Trois questions à Mousry Ahmed Ethmane, chercheuse associée auprès du Centre 4S (Centre des stratégies pour la sécurité du Sahel-Sahara)   

 

  • Quel(s) but(s)  le régime de Mohamed Ould Abdel Aziz poursuit-il en durcissant la loi antiblasphème ?

 

Ce raidissement trouve son origine dans l'affaire Ould Mkheitir, qui défraie sporadiquement la chronique depuis 2014. Le régime l’a récupérée afin de détourner l’opinion publique des préoccupations socio-économiques quotidiennes et des discours de l’opposition démocratique. Cette récupération politique, par le biais notamment des Renseignements généraux, s'est manifestée dès le début par l'accueil des manifestants par le chef de l'Etat et l'encadrement de la mouvance anti-Mkheitir. Des pressions externes ont poussé le pouvoir à trouver une issue conforme aux normes internationales. Une entente aurait été conclue avec l’Union européenne pour libérer l’inculpé et l’exfiltrer vers la France, où sa famille se trouve déjà. Le prononcé de la dernière peine serait le fruit des discussions et négociations internationales –deux ans de prison et 60 000 ouguiyas d'amende. Cependant, la sentence a été fort mal accueillie par les populations mobilisées et conditionnées depuis trois ans. Face à ce rejet, le pouvoir a entrepris de durcir la législation en vue de regagner la sympathie de la mouvance anti-Mkheitir d'une part, des forces conservatrices et traditionnelles d'autre part. Ce faisant, il entend désamorcer progressivement les manifestations hostiles et apparaître de nouveau comme le garant et défenseur de la religion.

 

  • La population mauritanienne est-elle empreinte d’une religiosité croissante ?

 

Le peuple mauritanien est musulman à 100 % et l’islam qui y est pratiqué a toujours été un islam de tolérance et de modération. Cependant, à l'instar du reste du monde musulman, le pays n’a pas échappé à la tendance à la radicalisation, alimentée et amplifiée par la force de projection et de financement des mouvances radicales et politiques des fondations originaires d'Arabie saoudite et des autres pays du Golfe. Grâce à des capacités de financement et de propagande importantes (flux de capitaux, chaînes satellitaires émettant depuis le Moyen-Orient, maîtrise des réseaux sociaux), ces fondations rigoristes ont pu diffuser et vulgariser les lectures et discours radicaux. En Mauritanie, la paupérisation croissante a poussé de larges segments de la population, et notamment les jeunes, vers la religion, perçue comme un refuge et l’espoir d’un avenir meilleur.
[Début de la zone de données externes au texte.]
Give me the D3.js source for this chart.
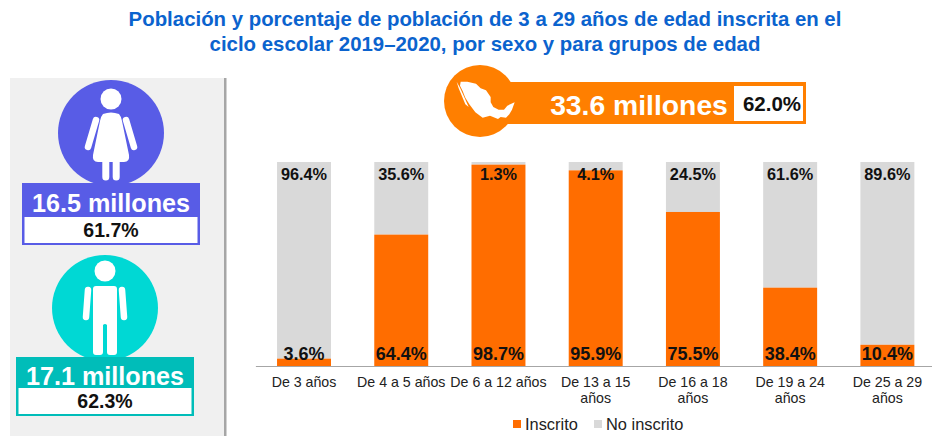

Le régime d’Ould Abdel Aziz a encouragé cette tendance, en laissant se propager des mouvances religieuses radicalisées, par la création de d’institutions religieuses, par la réécriture de l'Histoire avec le développement d’un discours officiel glorifiant la « résistance au colonialisme » et par l'encadrement et l'amplification de la mouvance anti-Mkheitir.

 

  • Au-delà de l'aspect religieux, quels sont les principaux maux de la Mauritanie sur les plans économique et social ? Le pays peut-il renouer avec la démocratie dans un proche avenir ou est-il sur la voie d'une dérive autoritaire sans retour ?

 

Sur le plan social, la situation est difficile. Le taux de chômage est élevé, la paupérisation grandissante. Les inégalités sont de plus en plus criantes et les secteurs de la santé et de l'éducation sont dans un état déplorable. Quant à l'unité nationale, elle se trouve fragilisée dans une société pluriethnique où les plaies de la répression exercée en 1989 et 1991 contre les minorités négro-africaines ne sont pas encore cicatrisées et où le régime d’Ould Abdel Aziz exploite et exacerbe les divisions – ce qui alimente de nouvelles fractures sociales. Au niveau économique, le pays n’a pas su tirer profit des retombées importantes du renchérissement des prix des matières premières au cours de la période 2010-2014. Malgré le surplus financier que cela a généré, l'endettement s’est largement accru. Ainsi, l’encours de la dette mauritanienne s’élève désormais à 4,904 milliards de dollars, soit une progression de 153 % entre 2010 et 2015. Les inégalités sont aggravées par la patrimonialisation extrême du pouvoir et la mainmise absolue du chef de l’Etat, de sa famille et de sa formation tribale sur les ressources et l'économie nationales. Enfin, en matière de perspectives politiques, l'attention se focalise principalement sur  l'après-2019, date d’arrivée à échéance du deuxième et dernier mandat présidentiel, conformément à la limitation prévue par la Constitution. Nonobstant cette limitation, plusieurs personnalités du régime, dont le premier ministre, ont publiquement affirmé qu’Ould Abdel Aziz ne quitterait pas le pouvoir dans deux ans. Le référendum d'août portant révision constitutionnelle, malgré le rejet par le Sénat du projet de loi (ce qui légalement signifie l’arrêt du processus de révision), laisse planer le risque de modification des articles limitant à deux le nombre de mandats.

 

Le président de la Mauritanie, Mohamed Ould Abdel Aziz, lors de l’exposition « Trésors de l'islam en Afrique. De Tombouctou à Zanzibar », à l’Institut du monde arabe (IMA), à Paris, le 13 avril 2017 (Geoffroy Van der Hasselt/AFP).

 

Repères

 

  • Superficie  1 030 700 km².

  • Population : environ 4,3 millions d'habitants.

 

  • Capitale : Nouakchott.

  • Monnaie : l’ouguiya.

 

  • Fête nationale : le 28 novembre [en souvenir de la proclamation d'indépendance de la République islamique de Mauritanie, le 28 novembre 1960 (deux ans auparavant, la Mauritanie était devenue une République autonome au sein de la Communauté française)].

 

  • Communautés religieuses : musulmans sunnites (l'islam est religion d'Etat).